BLなどのコミックや小説を刊行する幻冬舎コミックスは、コロナ禍で電子版の需要が増えたが、従来利用してきた基幹システムに電子書籍の売上管理、印税管理システムを組み込むことで対応している。

コミックやノベルズを中心に刊行

同社は文芸出版社の幻冬舎が2001年に設立し、その後、資本は独立したが、物流や発売元は引き続き幻冬舎に委託するグループ会社として、コミックやノベルズを中心に刊行している。
刊行物は雑誌で『ルチル』と『リンクス』の紙版2誌と電子雑誌5誌、コミックス・ノベルズで「バーズコミックスシリーズ」「ルチルコレクション」「リンクスコレクション」「ラブキスボーイズコレクション」「ルチル文庫」「リンクスロマンス」といったレーベルで青年マンガ、BL・TLなどの作品を中心に発行している。
新刊刊行点数は月10~ 20点。このうちコミックスが6割程度を占める。電子書籍はケータイコミックの時代だった2007年から始めており、5~6年前に過去作品の電子化が完了したことで作品数は2000タイトルを超えている。いまは著者の意向で紙版を先行させるといった事情がない限りは紙版と同時のサイマル刊行を行っている。
もともとコミックスは電子書籍の売れ行きが良く、紙と電子を合わせた4割程度を占めるようになっていたが、コロナ禍で電子版の比率が6割、多い作品では7割を占めるまでに増加。コロナ後に巣籠の特需は落ち着いたが成長は続いている。

電子の売上件数 月2000件に増加

基幹システムは創業当初から光和コンピューターの販売管理、原価管理、印税管理を利用してきた。
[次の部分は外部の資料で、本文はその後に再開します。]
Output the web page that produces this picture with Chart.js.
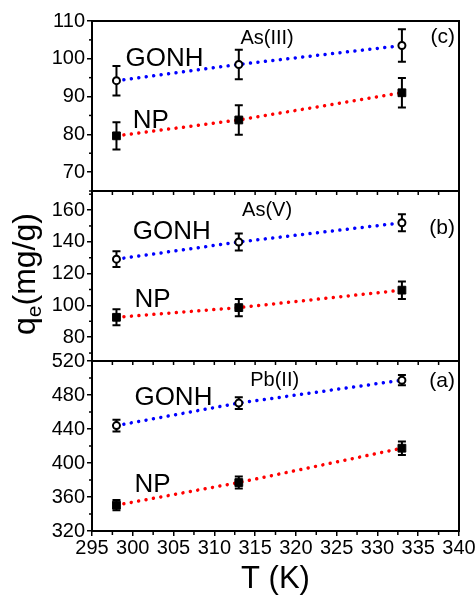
<!DOCTYPE html>
<html>
<head>
<meta charset="utf-8">
<script src="https://cdn.jsdelivr.net/npm/chart.js@4.4.0/dist/chart.umd.min.js"></script>
<style>
  html, body { margin: 0; padding: 0; background: #fff; }
  #wrap { width: 476px; height: 595px; position: relative; }
</style>
</head>
<body>
<div id="wrap"><canvas id="qeChart" width="476" height="595"></canvas></div>
<script>
// temperatures (K)
const temps = [298, 313, 333];

// (c) As(III)
const as3Gonh = [94.2, 98.5, 103.5];
const as3GonhErr = [3.9, 3.9, 4.3];
const as3Np = [79.6, 83.8, 91.0];
const as3NpErr = [3.6, 3.9, 3.9];

// (b) As(V)
const as5Gonh = [129.1, 139.9, 152.0];
const as5GonhErr = [4.9, 5.4, 5.4];
const as5Np = [92.5, 98.6, 109.6];
const as5NpErr = [5.0, 5.5, 5.5];

// (a) Pb(II)
const pbGonh = [444, 470.5, 497.4];
const pbGonhErr = [7, 7, 6];
const pbNp = [350.4, 377, 417.4];
const pbNpErr = [6, 7, 8];

// tick labels
const xTickLabels = [295, 300, 305, 310, 315, 320, 325, 330, 335, 340];
const yTicksC = [70, 80, 90, 100, 110];
const yTicksB = [80, 100, 120, 140, 160];
const yTicksA = [320, 360, 400, 440, 480, 520];

const FONT = "'Liberation Sans', Arial, sans-serif";

function series(vals, errs) {
  return vals.map((v, i) => ({ x: temps[i], y: v, err: errs[i] }));
}

function gonh(vals, errs, axis) {
  return {
    data: series(vals, errs), yAxisID: axis,
    borderColor: '#0000ff', borderWidth: 3.5, borderDash: [0.01, 7.5], borderCapStyle: 'round',
    pointStyle: 'circle', pointRadius: 3.5, pointBackgroundColor: '#fff',
    pointBorderColor: '#000', pointBorderWidth: 2
  };
}
function np(vals, errs, axis) {
  return {
    data: series(vals, errs), yAxisID: axis,
    borderColor: '#ff0000', borderWidth: 3.5, borderDash: [0.01, 7.5], borderCapStyle: 'round',
    pointStyle: 'rect', pointRadius: 5.5, pointBackgroundColor: '#000',
    pointBorderColor: '#000', pointBorderWidth: 1
  };
}

// text inside the panels, placed in data units
const notes = [
  { t: 'GONH', x: 299.1, y: 100.1, axis: 'yC', size: 26 },
  { t: 'NP', x: 300.0, y: 83.6, axis: 'yC', size: 26 },
  { t: 'As(III)', x: 313.2, y: 105.4, axis: 'yC', size: 20 },
  { t: '(c)', x: 339.5, y: 105.8, axis: 'yC', size: 21, align: 'right' },
  { t: 'GONH', x: 300.0, y: 146.0, axis: 'yB', size: 26 },
  { t: 'NP', x: 300.2, y: 103.3, axis: 'yB', size: 26 },
  { t: 'As(V)', x: 313.4, y: 160.0, axis: 'yB', size: 20 },
  { t: '(b)', x: 339.5, y: 148.8, axis: 'yB', size: 21, align: 'right' },
  { t: 'GONH', x: 300.2, y: 477, axis: 'yA', size: 26 },
  { t: 'NP', x: 300.2, y: 373.8, axis: 'yA', size: 26 },
  { t: 'Pb(II)', x: 314.4, y: 496.6, axis: 'yA', size: 20 },
  { t: '(a)', x: 339.5, y: 496.6, axis: 'yA', size: 21, align: 'right' }
];

// error bars under the markers
const errorBars = {
  id: 'errorBars',
  beforeDatasetsDraw(chart) {
    const ctx = chart.ctx;
    ctx.save();
    ctx.strokeStyle = '#000';
    ctx.lineWidth = 2;
    chart.data.datasets.forEach((ds, i) => {
      const ys = chart.scales[ds.yAxisID];
      chart.getDatasetMeta(i).data.forEach((pt, j) => {
        const d = ds.data[j];
        const top = ys.getPixelForValue(d.y + d.err);
        const bot = ys.getPixelForValue(d.y - d.err);
        ctx.beginPath();
        ctx.moveTo(pt.x, top); ctx.lineTo(pt.x, bot);
        ctx.moveTo(pt.x - 4, top); ctx.lineTo(pt.x + 4, top);
        ctx.moveTo(pt.x - 4, bot); ctx.lineTo(pt.x + 4, bot);
        ctx.stroke();
      });
    });
    ctx.restore();
  }
};

// panel frames, short minor ticks, inner tick marks, texts
const panels = {
  id: 'panels',
  afterDraw(chart) {
    const { ctx, chartArea } = chart;
    const xs = chart.scales.x;
    ctx.save();
    ctx.strokeStyle = '#000';
    ctx.lineWidth = 2;
    ['yA', 'yB', 'yC'].forEach(id => {
      const s = chart.scales[id];
      ctx.strokeRect(chartArea.left, s.top, chartArea.right - chartArea.left, s.bottom - s.top);
    });
    ctx.lineWidth = 1.5;
    // minor ticks on the y axes
    [['yA', yTicksA], ['yB', yTicksB], ['yC', yTicksC]].forEach(([id, labels]) => {
      const s = chart.scales[id];
      s.ticks.forEach(t => {
        if (labels.includes(t.value)) return;
        const py = s.getPixelForValue(t.value);
        ctx.beginPath(); ctx.moveTo(chartArea.left, py); ctx.lineTo(chartArea.left - 3, py); ctx.stroke();
      });
    });
    // minor ticks on the bottom x axis
    xs.ticks.forEach(t => {
      if (xTickLabels.includes(t.value)) return;
      const px = xs.getPixelForValue(t.value);
      ctx.beginPath(); ctx.moveTo(px, chartArea.bottom); ctx.lineTo(px, chartArea.bottom + 4); ctx.stroke();
    });
    // ticks under the inner panel edges
    ['yB', 'yC'].forEach(id => {
      const s = chart.scales[id];
      xs.ticks.forEach(t => {
        const px = xs.getPixelForValue(t.value);
        ctx.beginPath(); ctx.moveTo(px, s.bottom); ctx.lineTo(px, s.bottom + 4); ctx.stroke();
      });
    });

    ctx.fillStyle = '#000';
    ctx.textBaseline = 'middle';
    notes.forEach(n => {
      ctx.font = n.size + 'px ' + FONT;
      ctx.textAlign = n.align || 'left';
      ctx.fillText(n.t, xs.getPixelForValue(n.x), chart.scales[n.axis].getPixelForValue(n.y));
    });

    // y axis title q_e(mg/g)
    ctx.translate(35, 274);
    ctx.rotate(-Math.PI / 2);
    ctx.textBaseline = 'alphabetic';
    ctx.textAlign = 'left';
    const big = '32px ' + FONT, small = '21px ' + FONT;
    ctx.font = big; const wq = ctx.measureText('q').width;
    const wr = ctx.measureText('(mg/g)').width;
    ctx.font = small; const we = ctx.measureText('e').width;
    let x0 = -(wq + we + wr) / 2;
    ctx.font = big; ctx.fillText('q', x0, 0);
    ctx.font = small; ctx.fillText('e', x0 + wq, 6);
    ctx.font = big; ctx.fillText('(mg/g)', x0 + wq + we, 0);
    ctx.restore();
  }
};

function yAxis(min, max, step, labels) {
  return {
    type: 'linear', position: 'left', stack: 'panels', stackWeight: 1,
    min: min, max: max,
    border: { display: true, color: '#000', width: 2 },
    grid: {
      drawOnChartArea: false, tickLength: 5, lineWidth: 1.5,
      tickColor: c => labels.includes(c.tick && c.tick.value) ? '#000' : 'rgba(0,0,0,0)'
    },
    ticks: {
      stepSize: step, includeBounds: false, autoSkip: false, padding: 2,
      color: '#000', font: { family: FONT, size: 20 },
      callback: v => labels.includes(v) ? String(v) : ''
    },
    afterFit: s => { s.width = 92; }
  };
}

new Chart(document.getElementById('qeChart'), {
  type: 'line',
  data: {
    datasets: [
      gonh(as3Gonh, as3GonhErr, 'yC'), np(as3Np, as3NpErr, 'yC'),
      gonh(as5Gonh, as5GonhErr, 'yB'), np(as5Np, as5NpErr, 'yB'),
      gonh(pbGonh, pbGonhErr, 'yA'), np(pbNp, pbNpErr, 'yA')
    ]
  },
  options: {
    responsive: false,
    animation: false,
    layout: { padding: { top: 21, left: 0, right: 17, bottom: 0 } },
    plugins: { legend: { display: false }, tooltip: { enabled: false } },
    scales: {
      x: {
        type: 'linear', min: 295, max: 340,
        border: { display: true, color: '#000', width: 2 },
        grid: {
          drawOnChartArea: false, tickLength: 5, lineWidth: 1.5,
          tickColor: c => xTickLabels.includes(c.tick && c.tick.value) ? '#000' : 'rgba(0,0,0,0)'
        },
        ticks: {
          stepSize: 2.5, autoSkip: false, maxRotation: 0, padding: 0,
          color: '#000', font: { family: FONT, size: 20 },
          callback: v => xTickLabels.includes(v) ? String(v) : ''
        },
        title: { display: true, text: 'T (K)', color: '#000', padding: 0,
                 font: { family: FONT, size: 31, lineHeight: 1 } },
        afterFit: s => { s.height = 64; }
      },
      yA: yAxis(320, 520, 20, yTicksA),
      yB: yAxis(65, 172, 10, yTicksB),
      yC: yAxis(65, 110, 5, yTicksC)
    }
  },
  plugins: [errorBars, panels]
});
</script>
</body>
</html>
電子書籍の販売増加に伴って作業が煩雑になったことから、2017年に既存システムへの追加を要請した。
「電子書店からの売上データをE x c e l やAccessで管理していましたが、売上件数が毎月1000~ 2000件も発生するようになり、手作業では扱いきれなくなりました」と取締役経営管理本部長・笹木一秀氏は理由を説明する。
電子書籍は「在庫」の必要がなく、発売すればいつまでも販売することになるため、同社の場合は電子化した既刊2000タイトルがいつでも購入できる状態にある。月に1冊でも売れれば売上が計上されるため、紙版に比べて処理量が膨大になるのだ。
既存のシステムに組み込んだことで、紙と電子の販売、印税計算、印税支払いなどを一括で管理できるようになり、「以前に比べて作業はだいぶ楽になりました」(笹木本部長)という。
ただ、計算が自動化できたとはいえ、毎月多くの支払いが発生することには変わりなく、印税率の変更や、著者が死去した場合の著作権継承先、支払先の個人から法人への変更など、日々発生する更新情報を管理しなければならず、紙版にはない苦労も多いという。
今後、システム面で期待するのは、クラウド対応など新システムへの移行だ。「長年使っているシステムなので、社内のサーバー、クライアントで利用しており、テレワークなど今の勤務形態に合わせていきたいと考えています」と笹木本部長は述べている。